What Is a Discount Factor and How Is It Calculated?
Explore the discount factor: its concept, calculation, and role in accurately valuing future cash flows for sound financial decisions.
Explore the discount factor: its concept, calculation, and role in accurately valuing future cash flows for sound financial decisions.
The discount factor is a concept in finance used to determine the present value of future cash flows. It converts money expected at a later date into its equivalent value today. This concept is important for informed financial decisions, from business investments to personal financial planning.
The discount factor is based on the time value of money, which states that a dollar today is worth more than a dollar tomorrow. Money available now can be invested to generate returns, accumulating more value over time. The discount factor translates a future sum into its present-day equivalent.
The discount factor is a decimal value derived from a chosen discount rate, which represents an investor’s expected rate of return or the cost of capital. A higher discount rate results in a smaller discount factor. Conversely, a lower discount rate yields a larger discount factor, indicating that future money is relatively closer in value to present money.
The discount factor accounts for economic realities that erode the purchasing power of future money. Inflation reduces the value of money over time. There is also risk associated with receiving future money, as unforeseen circumstances could prevent its realization. The discount factor also accounts for the opportunity cost of capital, which is the return that could have been earned if the money were invested elsewhere.
Calculating the discount factor involves a mathematical formula: DF = 1 / (1 + r)^n. Here, DF represents the discount factor, ‘r’ is the discount rate or interest rate (expressed as a decimal), and ‘n’ is the number of periods, typically measured in years.
Determining the appropriate discount rate (‘r’) is important, as it directly impacts the resulting discount factor. For businesses, this rate often reflects the company’s cost of capital, such as its weighted average cost of capital (WACC). For individuals, the discount rate might be their expected rate of return on investments or a risk-free rate adjusted for a risk premium. The number of periods (‘n’) is the length of time until the future cash flow is expected.

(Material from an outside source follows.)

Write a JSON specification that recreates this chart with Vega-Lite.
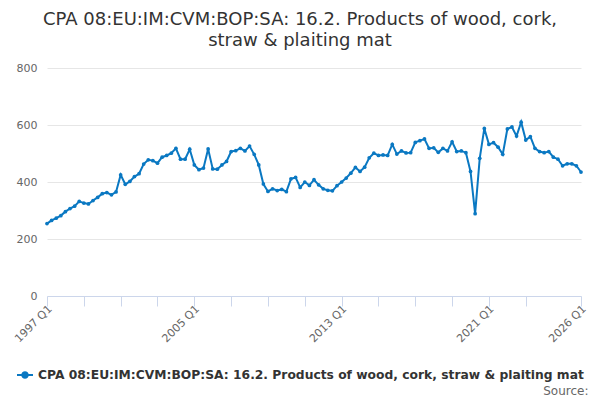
{
  "$schema": "https://vega.github.io/schema/vega-lite/v6.json",
  "title": {
    "text": ["CPA 08:EU:IM:CVM:BOP:SA: 16.2. Products of wood, cork,", "straw & plaiting mat"],
    "anchor": "middle",
    "frame": "group",
    "dx": -14,
    "offset": 12,
    "font": "DejaVu Sans",
    "fontSize": 18,
    "fontWeight": "normal",
    "color": "#333333",
    "lineHeight": 21
  },
  "autosize": "none",
  "width": 534,
  "height": 228,
  "padding": {"left": 47, "top": 68, "right": 19, "bottom": 104},
  "data": {
    "values": [
      {"q": "1997 Q1", "v": 254}, {"q": "1997 Q2", "v": 265}, {"q": "1997 Q3", "v": 273}, {"q": "1997 Q4", "v": 282},
      {"q": "1998 Q1", "v": 296}, {"q": "1998 Q2", "v": 307}, {"q": "1998 Q3", "v": 315}, {"q": "1998 Q4", "v": 332},
      {"q": "1999 Q1", "v": 326}, {"q": "1999 Q2", "v": 323}, {"q": "1999 Q3", "v": 335}, {"q": "1999 Q4", "v": 346},
      {"q": "2000 Q1", "v": 359}, {"q": "2000 Q2", "v": 363}, {"q": "2000 Q3", "v": 355}, {"q": "2000 Q4", "v": 365},
      {"q": "2001 Q1", "v": 425}, {"q": "2001 Q2", "v": 392}, {"q": "2001 Q3", "v": 402}, {"q": "2001 Q4", "v": 419},
      {"q": "2002 Q1", "v": 429}, {"q": "2002 Q2", "v": 463}, {"q": "2002 Q3", "v": 478}, {"q": "2002 Q4", "v": 475},
      {"q": "2003 Q1", "v": 466}, {"q": "2003 Q2", "v": 487}, {"q": "2003 Q3", "v": 493}, {"q": "2003 Q4", "v": 501},
      {"q": "2004 Q1", "v": 518}, {"q": "2004 Q2", "v": 480}, {"q": "2004 Q3", "v": 480}, {"q": "2004 Q4", "v": 515},
      {"q": "2005 Q1", "v": 460}, {"q": "2005 Q2", "v": 443}, {"q": "2005 Q3", "v": 449}, {"q": "2005 Q4", "v": 516},
      {"q": "2006 Q1", "v": 446}, {"q": "2006 Q2", "v": 445}, {"q": "2006 Q3", "v": 460}, {"q": "2006 Q4", "v": 472},
      {"q": "2007 Q1", "v": 507}, {"q": "2007 Q2", "v": 510}, {"q": "2007 Q3", "v": 518}, {"q": "2007 Q4", "v": 509},
      {"q": "2008 Q1", "v": 526}, {"q": "2008 Q2", "v": 497}, {"q": "2008 Q3", "v": 460}, {"q": "2008 Q4", "v": 393},
      {"q": "2009 Q1", "v": 367}, {"q": "2009 Q2", "v": 376}, {"q": "2009 Q3", "v": 370}, {"q": "2009 Q4", "v": 374},
      {"q": "2010 Q1", "v": 366}, {"q": "2010 Q2", "v": 411}, {"q": "2010 Q3", "v": 416}, {"q": "2010 Q4", "v": 381},
      {"q": "2011 Q1", "v": 400}, {"q": "2011 Q2", "v": 388}, {"q": "2011 Q3", "v": 408}, {"q": "2011 Q4", "v": 390},
      {"q": "2012 Q1", "v": 376}, {"q": "2012 Q2", "v": 371}, {"q": "2012 Q3", "v": 369}, {"q": "2012 Q4", "v": 387},
      {"q": "2013 Q1", "v": 400}, {"q": "2013 Q2", "v": 414}, {"q": "2013 Q3", "v": 431}, {"q": "2013 Q4", "v": 451},
      {"q": "2014 Q1", "v": 437}, {"q": "2014 Q2", "v": 452}, {"q": "2014 Q3", "v": 485}, {"q": "2014 Q4", "v": 501},
      {"q": "2015 Q1", "v": 493}, {"q": "2015 Q2", "v": 495}, {"q": "2015 Q3", "v": 493}, {"q": "2015 Q4", "v": 532},
      {"q": "2016 Q1", "v": 498}, {"q": "2016 Q2", "v": 509}, {"q": "2016 Q3", "v": 502}, {"q": "2016 Q4", "v": 503},
      {"q": "2017 Q1", "v": 539}, {"q": "2017 Q2", "v": 545}, {"q": "2017 Q3", "v": 551}, {"q": "2017 Q4", "v": 518},
      {"q": "2018 Q1", "v": 520}, {"q": "2018 Q2", "v": 504}, {"q": "2018 Q3", "v": 518}, {"q": "2018 Q4", "v": 509},
      {"q": "2019 Q1", "v": 541}, {"q": "2019 Q2", "v": 507}, {"q": "2019 Q3", "v": 509}, {"q": "2019 Q4", "v": 503},
      {"q": "2020 Q1", "v": 437}, {"q": "2020 Q2", "v": 289}, {"q": "2020 Q3", "v": 483}, {"q": "2020 Q4", "v": 588},
      {"q": "2021 Q1", "v": 532}, {"q": "2021 Q2", "v": 538}, {"q": "2021 Q3", "v": 522}, {"q": "2021 Q4", "v": 497},
      {"q": "2022 Q1", "v": 586}, {"q": "2022 Q2", "v": 593}, {"q": "2022 Q3", "v": 561}, {"q": "2022 Q4", "v": 610},
      {"q": "2023 Q1", "v": 547}, {"q": "2023 Q2", "v": 559}, {"q": "2023 Q3", "v": 518}, {"q": "2023 Q4", "v": 507},
      {"q": "2024 Q1", "v": 503}, {"q": "2024 Q2", "v": 507}, {"q": "2024 Q3", "v": 487}, {"q": "2024 Q4", "v": 480},
      {"q": "2025 Q1", "v": 457}, {"q": "2025 Q2", "v": 464}, {"q": "2025 Q3", "v": 464}, {"q": "2025 Q4", "v": 457},
      {"q": "2026 Q1", "v": 435}
    ]
  },
  "mark": {
    "type": "line",
    "strokeWidth": 2,
    "point": {"filled": true, "size": 14}
  },
  "encoding": {
    "x": {
      "field": "q",
      "type": "ordinal",
      "scale": {"type": "point", "padding": 0},
      "axis": {
        "title": "Source:",
        "titleX": 541,
        "titleY": 94,
        "titleAlign": "right",
        "titleBaseline": "middle",
        "titleFontWeight": "normal",
        "titleFontSize": 12,
        "titleColor": "#666666",
        "values": ["1997 Q1", "1999 Q1", "2001 Q1", "2003 Q1", "2005 Q1", "2007 Q1", "2009 Q1", "2011 Q1", "2013 Q1", "2015 Q1", "2017 Q1", "2019 Q1", "2021 Q1", "2023 Q1", "2026 Q1"],
        "labelExpr": "indexof(['1997 Q1', '2005 Q1', '2013 Q1', '2021 Q1', '2026 Q1'], datum.value) >= 0 ? datum.value : ''",
        "labelAngle": -45,
        "labelAlign": "right",
        "labelBaseline": "middle",
        "labelPadding": 1,
        "labelOffset": 3,
        "tickSize": 10,
        "grid": false
      }
    },
    "y": {
      "field": "v",
      "type": "quantitative",
      "scale": {"domain": [0, 800]},
      "axis": {
        "title": null,
        "values": [0, 200, 400, 600, 800],
        "ticks": false,
        "domain": false,
        "labelPadding": 10
      }
    },
    "color": {
      "datum": "CPA 08:EU:IM:CVM:BOP:SA: 16.2. Products of wood, cork, straw & plaiting mat",
      "scale": {"range": ["#0a78c2"]},
      "legend": {
        "title": null,
        "orient": "none",
        "legendX": -31,
        "legendY": 298,
        "symbolType": "M-1,0H1M-0.34,0A0.34,0.34 0 1,0 0.34,0A0.34,0.34 0 1,0 -0.34,0Z",
        "symbolSize": 256,
        "symbolStrokeWidth": 2,
        "symbolFillColor": "#0a78c2",
        "symbolStrokeColor": "#0a78c2",
        "labelFont": "DejaVu Sans",
        "labelFontSize": 12.3,
        "labelFontWeight": "bold",
        "labelColor": "#333333",
        "labelLimit": 700
      }
    }
  },
  "config": {
    "font": "DejaVu Sans",
    "view": {"stroke": null},
    "axis": {
      "labelFont": "DejaVu Sans",
      "labelFontSize": 11,
      "labelColor": "#666666",
      "titleFont": "DejaVu Sans",
      "gridColor": "#e6e6e6",
      "domainColor": "#ccd6eb",
      "tickColor": "#ccd6eb"
    }
  }
}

For example, if an investor expects to receive $1,000 in 5 years and uses a discount rate of 5% (0.05), the calculation is DF = 1 / (1 + 0.05)^5, yielding a discount factor of approximately 0.7835. A 3-year period with a 10% discount rate leads to a discount factor of approximately 0.7513. These examples show how different rates and periods produce varying discount factors.
Once calculated, the discount factor serves as a direct multiplier to determine the present value of future cash flows. Its application involves multiplying a future value by its corresponding discount factor to arrive at its present value. This allows for a direct comparison of money received at different points in time.
The discount factor is used in present value (PV) calculations, where the formula PV = Future Value × Discount Factor is applied. This is relevant in net present value (NPV) analysis, a common method for evaluating potential investments. In NPV, the discount factor converts projected future cash flows into their present values, which are then summed to assess profitability. A positive NPV generally indicates a worthwhile investment.
In bond valuation, the discount factor helps determine a bond’s current market price. It discounts future interest payments (coupons) and the bond’s face value at maturity back to their present values. Summing these present values provides the bond’s fair price today, reflecting its future income streams relative to current market interest rates. This helps investors understand if a bond is overvalued or undervalued.
The discount factor is also used in capital budgeting decisions, aiding businesses in evaluating long-term projects like purchasing new equipment or constructing facilities. By discounting expected future cash flows from these projects, companies can ascertain their true economic worth today and make informed decisions about resource allocation. Individuals can also use the discount factor in retirement planning to determine the present value of future savings goals, helping them understand how much to invest today to achieve a desired future sum.